I’ve had similar experiences, particularly with male friends who have accepted me as one of the guys and therefore don’t think seriously about my body at all.
But women definitely do it, too. Well-meaning friends have bought me clothes in a 1x, when I’m at minimum a 3x. Or they drag me into a store and pick out things they think are cute, and don’t realize that the store not only doesn’t have my size, but doesn’t have anything that would fit even one of my thighs. Sometimes I think smaller-size folks who have never lived in the Big World honestly don’t understand how different things are when you’re outside of S/M/L.
Although I also have had similar experiences with midsize friends, too, who think I can shop at Lane Bryant (um, no.) or who don’t understand that there are some places that I can’t go because I can’t physically fit there (the back seat of someone’s hatchback, for instance.)

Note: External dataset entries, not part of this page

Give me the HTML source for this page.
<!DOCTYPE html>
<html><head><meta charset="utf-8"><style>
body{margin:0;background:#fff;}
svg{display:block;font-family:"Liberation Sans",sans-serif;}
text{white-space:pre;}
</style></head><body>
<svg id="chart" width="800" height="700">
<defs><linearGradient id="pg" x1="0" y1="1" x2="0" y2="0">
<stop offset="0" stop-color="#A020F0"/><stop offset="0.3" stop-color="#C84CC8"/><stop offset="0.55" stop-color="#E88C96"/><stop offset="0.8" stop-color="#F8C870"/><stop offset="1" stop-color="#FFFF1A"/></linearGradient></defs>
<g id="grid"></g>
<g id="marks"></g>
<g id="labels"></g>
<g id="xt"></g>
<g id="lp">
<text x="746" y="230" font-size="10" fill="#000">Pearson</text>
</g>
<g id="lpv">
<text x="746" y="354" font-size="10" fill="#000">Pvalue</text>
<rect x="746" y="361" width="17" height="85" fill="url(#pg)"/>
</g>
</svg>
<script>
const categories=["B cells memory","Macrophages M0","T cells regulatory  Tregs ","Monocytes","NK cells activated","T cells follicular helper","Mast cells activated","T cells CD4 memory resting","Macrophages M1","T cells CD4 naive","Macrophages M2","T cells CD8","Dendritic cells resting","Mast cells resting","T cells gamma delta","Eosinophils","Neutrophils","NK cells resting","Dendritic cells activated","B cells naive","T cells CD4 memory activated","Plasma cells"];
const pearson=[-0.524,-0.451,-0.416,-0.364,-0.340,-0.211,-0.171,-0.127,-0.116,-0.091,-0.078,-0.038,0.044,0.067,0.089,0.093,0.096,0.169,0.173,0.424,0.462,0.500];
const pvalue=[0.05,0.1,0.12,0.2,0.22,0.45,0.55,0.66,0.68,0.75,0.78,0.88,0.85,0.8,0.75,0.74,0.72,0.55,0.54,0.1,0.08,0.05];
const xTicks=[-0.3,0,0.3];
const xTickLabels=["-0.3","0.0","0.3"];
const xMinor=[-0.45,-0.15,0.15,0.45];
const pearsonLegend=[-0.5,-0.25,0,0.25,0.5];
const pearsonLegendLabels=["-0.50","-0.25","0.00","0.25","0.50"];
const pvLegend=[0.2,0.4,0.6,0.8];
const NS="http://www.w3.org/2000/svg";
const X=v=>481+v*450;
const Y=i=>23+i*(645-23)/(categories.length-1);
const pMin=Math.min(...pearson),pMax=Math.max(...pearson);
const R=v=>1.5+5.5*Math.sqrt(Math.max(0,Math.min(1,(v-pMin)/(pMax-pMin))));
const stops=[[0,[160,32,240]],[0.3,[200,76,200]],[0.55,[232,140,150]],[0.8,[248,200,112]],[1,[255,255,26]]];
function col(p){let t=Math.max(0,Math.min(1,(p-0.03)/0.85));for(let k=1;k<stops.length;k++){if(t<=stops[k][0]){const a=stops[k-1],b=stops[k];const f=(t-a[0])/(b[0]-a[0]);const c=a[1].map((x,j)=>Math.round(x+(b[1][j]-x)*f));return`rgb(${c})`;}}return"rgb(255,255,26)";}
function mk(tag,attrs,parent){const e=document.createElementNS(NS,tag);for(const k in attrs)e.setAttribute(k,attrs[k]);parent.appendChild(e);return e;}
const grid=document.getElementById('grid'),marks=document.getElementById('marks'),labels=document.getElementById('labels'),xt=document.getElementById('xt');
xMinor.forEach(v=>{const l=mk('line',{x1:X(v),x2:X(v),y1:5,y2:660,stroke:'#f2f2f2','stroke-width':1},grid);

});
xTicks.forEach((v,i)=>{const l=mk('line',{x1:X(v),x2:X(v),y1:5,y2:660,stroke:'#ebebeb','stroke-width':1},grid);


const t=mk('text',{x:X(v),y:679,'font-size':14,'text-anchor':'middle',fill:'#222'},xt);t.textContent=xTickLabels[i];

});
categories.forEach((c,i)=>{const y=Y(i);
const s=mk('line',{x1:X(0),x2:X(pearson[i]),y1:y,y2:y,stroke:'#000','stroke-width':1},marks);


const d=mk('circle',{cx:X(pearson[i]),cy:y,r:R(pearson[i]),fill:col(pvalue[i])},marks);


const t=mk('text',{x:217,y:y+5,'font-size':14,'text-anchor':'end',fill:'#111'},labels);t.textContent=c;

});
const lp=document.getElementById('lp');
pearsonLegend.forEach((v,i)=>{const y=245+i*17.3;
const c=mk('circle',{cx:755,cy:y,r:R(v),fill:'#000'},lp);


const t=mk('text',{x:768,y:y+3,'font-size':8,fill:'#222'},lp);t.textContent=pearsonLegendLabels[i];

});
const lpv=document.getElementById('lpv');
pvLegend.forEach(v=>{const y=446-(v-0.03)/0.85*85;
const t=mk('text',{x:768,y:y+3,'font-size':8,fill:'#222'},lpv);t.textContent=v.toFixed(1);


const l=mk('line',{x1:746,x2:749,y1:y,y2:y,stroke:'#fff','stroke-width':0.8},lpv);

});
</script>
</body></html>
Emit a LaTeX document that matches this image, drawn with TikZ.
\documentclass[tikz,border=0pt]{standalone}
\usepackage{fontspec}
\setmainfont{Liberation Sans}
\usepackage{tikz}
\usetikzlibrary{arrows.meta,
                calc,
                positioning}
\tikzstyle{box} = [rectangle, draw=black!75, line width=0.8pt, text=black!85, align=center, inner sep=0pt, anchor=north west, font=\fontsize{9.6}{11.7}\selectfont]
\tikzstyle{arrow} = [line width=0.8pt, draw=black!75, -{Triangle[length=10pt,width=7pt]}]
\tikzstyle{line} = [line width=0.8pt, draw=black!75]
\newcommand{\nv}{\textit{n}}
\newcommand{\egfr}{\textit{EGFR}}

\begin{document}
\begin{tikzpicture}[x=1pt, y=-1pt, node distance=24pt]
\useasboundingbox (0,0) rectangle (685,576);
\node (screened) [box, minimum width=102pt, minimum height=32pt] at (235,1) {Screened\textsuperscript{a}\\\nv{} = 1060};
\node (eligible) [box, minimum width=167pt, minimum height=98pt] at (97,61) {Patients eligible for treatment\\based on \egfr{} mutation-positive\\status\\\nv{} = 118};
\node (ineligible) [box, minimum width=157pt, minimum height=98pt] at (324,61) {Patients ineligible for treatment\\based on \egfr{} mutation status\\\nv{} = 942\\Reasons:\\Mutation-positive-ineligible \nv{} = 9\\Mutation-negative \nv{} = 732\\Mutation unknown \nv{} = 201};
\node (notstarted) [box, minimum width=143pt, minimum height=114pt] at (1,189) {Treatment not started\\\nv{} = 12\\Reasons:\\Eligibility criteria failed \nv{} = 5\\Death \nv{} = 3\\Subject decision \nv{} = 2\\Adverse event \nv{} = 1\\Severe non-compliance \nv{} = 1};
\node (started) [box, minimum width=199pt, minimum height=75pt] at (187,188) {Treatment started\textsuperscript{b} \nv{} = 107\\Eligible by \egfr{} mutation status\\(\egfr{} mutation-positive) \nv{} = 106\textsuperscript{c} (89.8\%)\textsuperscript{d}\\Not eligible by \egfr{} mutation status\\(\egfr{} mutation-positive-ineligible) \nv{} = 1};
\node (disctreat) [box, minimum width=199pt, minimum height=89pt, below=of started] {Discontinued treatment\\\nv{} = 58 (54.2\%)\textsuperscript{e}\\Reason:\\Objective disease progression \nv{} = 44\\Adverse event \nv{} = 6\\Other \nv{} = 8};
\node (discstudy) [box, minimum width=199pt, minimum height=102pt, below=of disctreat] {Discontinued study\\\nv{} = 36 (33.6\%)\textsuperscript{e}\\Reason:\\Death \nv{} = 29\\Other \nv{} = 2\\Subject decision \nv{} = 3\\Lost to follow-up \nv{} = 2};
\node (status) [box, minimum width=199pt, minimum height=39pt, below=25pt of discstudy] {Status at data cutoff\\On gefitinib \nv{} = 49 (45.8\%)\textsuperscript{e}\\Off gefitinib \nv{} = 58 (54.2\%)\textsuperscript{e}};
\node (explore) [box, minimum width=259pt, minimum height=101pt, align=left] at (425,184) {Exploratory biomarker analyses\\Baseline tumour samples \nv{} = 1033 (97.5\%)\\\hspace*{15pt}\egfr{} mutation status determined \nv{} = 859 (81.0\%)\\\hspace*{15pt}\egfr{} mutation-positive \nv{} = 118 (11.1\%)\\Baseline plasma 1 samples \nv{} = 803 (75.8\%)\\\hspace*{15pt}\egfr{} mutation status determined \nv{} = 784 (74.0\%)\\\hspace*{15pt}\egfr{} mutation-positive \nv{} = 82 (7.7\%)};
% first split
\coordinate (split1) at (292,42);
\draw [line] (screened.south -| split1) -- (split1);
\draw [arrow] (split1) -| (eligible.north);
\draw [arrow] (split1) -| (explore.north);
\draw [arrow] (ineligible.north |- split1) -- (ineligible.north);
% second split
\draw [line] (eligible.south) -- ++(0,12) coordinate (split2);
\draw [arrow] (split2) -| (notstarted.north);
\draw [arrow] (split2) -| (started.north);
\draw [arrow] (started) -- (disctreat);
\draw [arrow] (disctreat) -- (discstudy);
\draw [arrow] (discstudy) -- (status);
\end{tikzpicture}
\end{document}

Not that anyone here has done it, but I do have to say that some folks who are on the smaller side of plus piss me off, because they talk about their experiences of “being fat” as if catcalls and a lack of dates is all that we have to go through. They talk about all the cute clothes that finally come in large sizes and don’t realize that even plus-size shops don’t carry things in my size (hint: if your clothing line stops at size 28, you’re still cutting off millions of potential customers.) When you’ve lived several years of your life not even being able to fit in restaurant booths or airplane seats, you start to realize that the “problems” of being a size 20 or so really aren’t problems at all, and you really start to wish that people that size would stfu about how bad they have it. Yes, you’re fat. Yes, that means you have somewhat limited choices in clothing and romantic partners, and you often get the evil eye from your doctor. But at least you can fit on a hospital gurney or a roller coaster, so quitcher whining.
I’ve encountered this at Christmastime. My father’s family tried to buy a sweater for me a few years ago. It was, of course, too small. The sweater was from JC Penney, so after returning it, I tried to use the store credit on something I liked. I think I was too morose about not fitting into any of their clothing that I don’t even remember what I bought with the money.
My husband is a great mathematician. When I met him, he claimed to be a pro at guessing people’s weight. I think I weighed around 350 pounds then and didn’t want to tell him what I weighed. He guessed that I weighed 275 pounds. I laughed. He finally found out the truth a few months later.
My husband has always said I look smaller than I weigh. I find that funny, because if that were the case, I’d be able to wear smaller clothing. Although, I do have this theory about clothing sizes and weight. Take a clothing size above 12 and add a zero to the end of it. That’s how much the wearer should weigh. Or do it in reverse. Round up the wearer’s weight to the nearest 10s, then remove the zero. Thus, at 360 pounds, I should wear a 36. By some manufacturers’ size charts, I should wear a 36. Somehow though, 36 is too big for me. I normally wear about a 30/32.